Vedran Klanac vedrank at croteam.com
Thu Feb 24 09:44:08 MST 2005


The idea behind Baraff's work was to have easy and clean method for modeling
constraints (joints) and also to be robust at the same time. The problem is
how to solve situations when you have closed loops formed by constraints
equations. In that kind of situations any direct or iterative LCP solver
becomes unstable. To make it stable you then use time-stepping scheme to
solve equations of motion in several frames. Everything is fine at high
framerates. When your simulation is running at interactive framerates, we're
speaking of 20 to 30 FPS, then also order of integration becomes an issue.
So, to balance simulator you need to tune siffness parameter and get
plausable solution of your system.

Using penalty methods would help you in some situations, that is for sure.
The question is, is that approach good enough to use it for all kind of
constraint models ? If it is, people would use it long time ago !

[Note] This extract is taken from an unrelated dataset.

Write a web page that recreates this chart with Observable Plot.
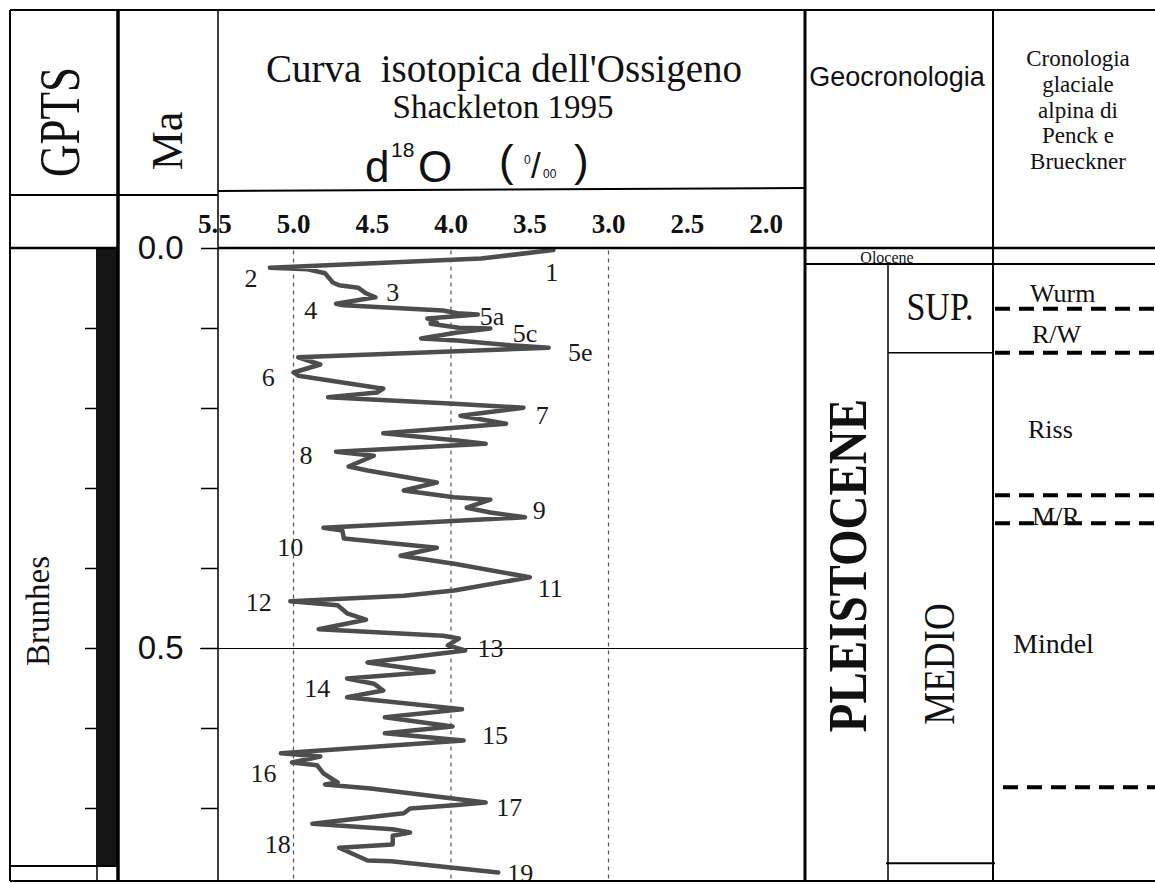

It is your compromise which method will you use. It depends on requests you
are up to.

Let's not forget that physics simulation methods are not from yesterday or 2
years ago. Barraf wrote his papers back there in 1994, 95'... and now we are
10 years later not having anything "much" better. All LCP solving methods,
of whatever kind, are dating since middle 70' and 80' of the last century.
(not mentioning simplex method and its roots from WW II :) )

Vedran Klanac
CROTEAM
Physics Department
vedrank at croteam.com


> ODE was done on the basis of David Baraff works. As far as I can remember,
> (and confirmed right now by reading his thesis, part 1, 2.4 The penalty
method)
> he considered not to use penalty-based (where constraints are substituted
> by penalty forces) equation of motion because of stiffness of resulting
> equations of motion.
>
> So, supposing we get a solver that could relatively inexpensively solve
> set of such equations what kind of benefit we could obtain? Should we
> search for such a solver? And, to triple confusion of the reader and
> possibler answerer, why ODE mentions in documentation that stiff systems
> are bad?
>
> PS
> I read overview of Havoc physics library and they mention that using stiff
> springs for ragdolls might be beneficial comparing to constrained ragdolls
> (cannot find that overview right now, though).
> PPS
> It seems that not only ODE is based on Baraff's work. As far as I can see,
> everyone and his dog done their physics library that way.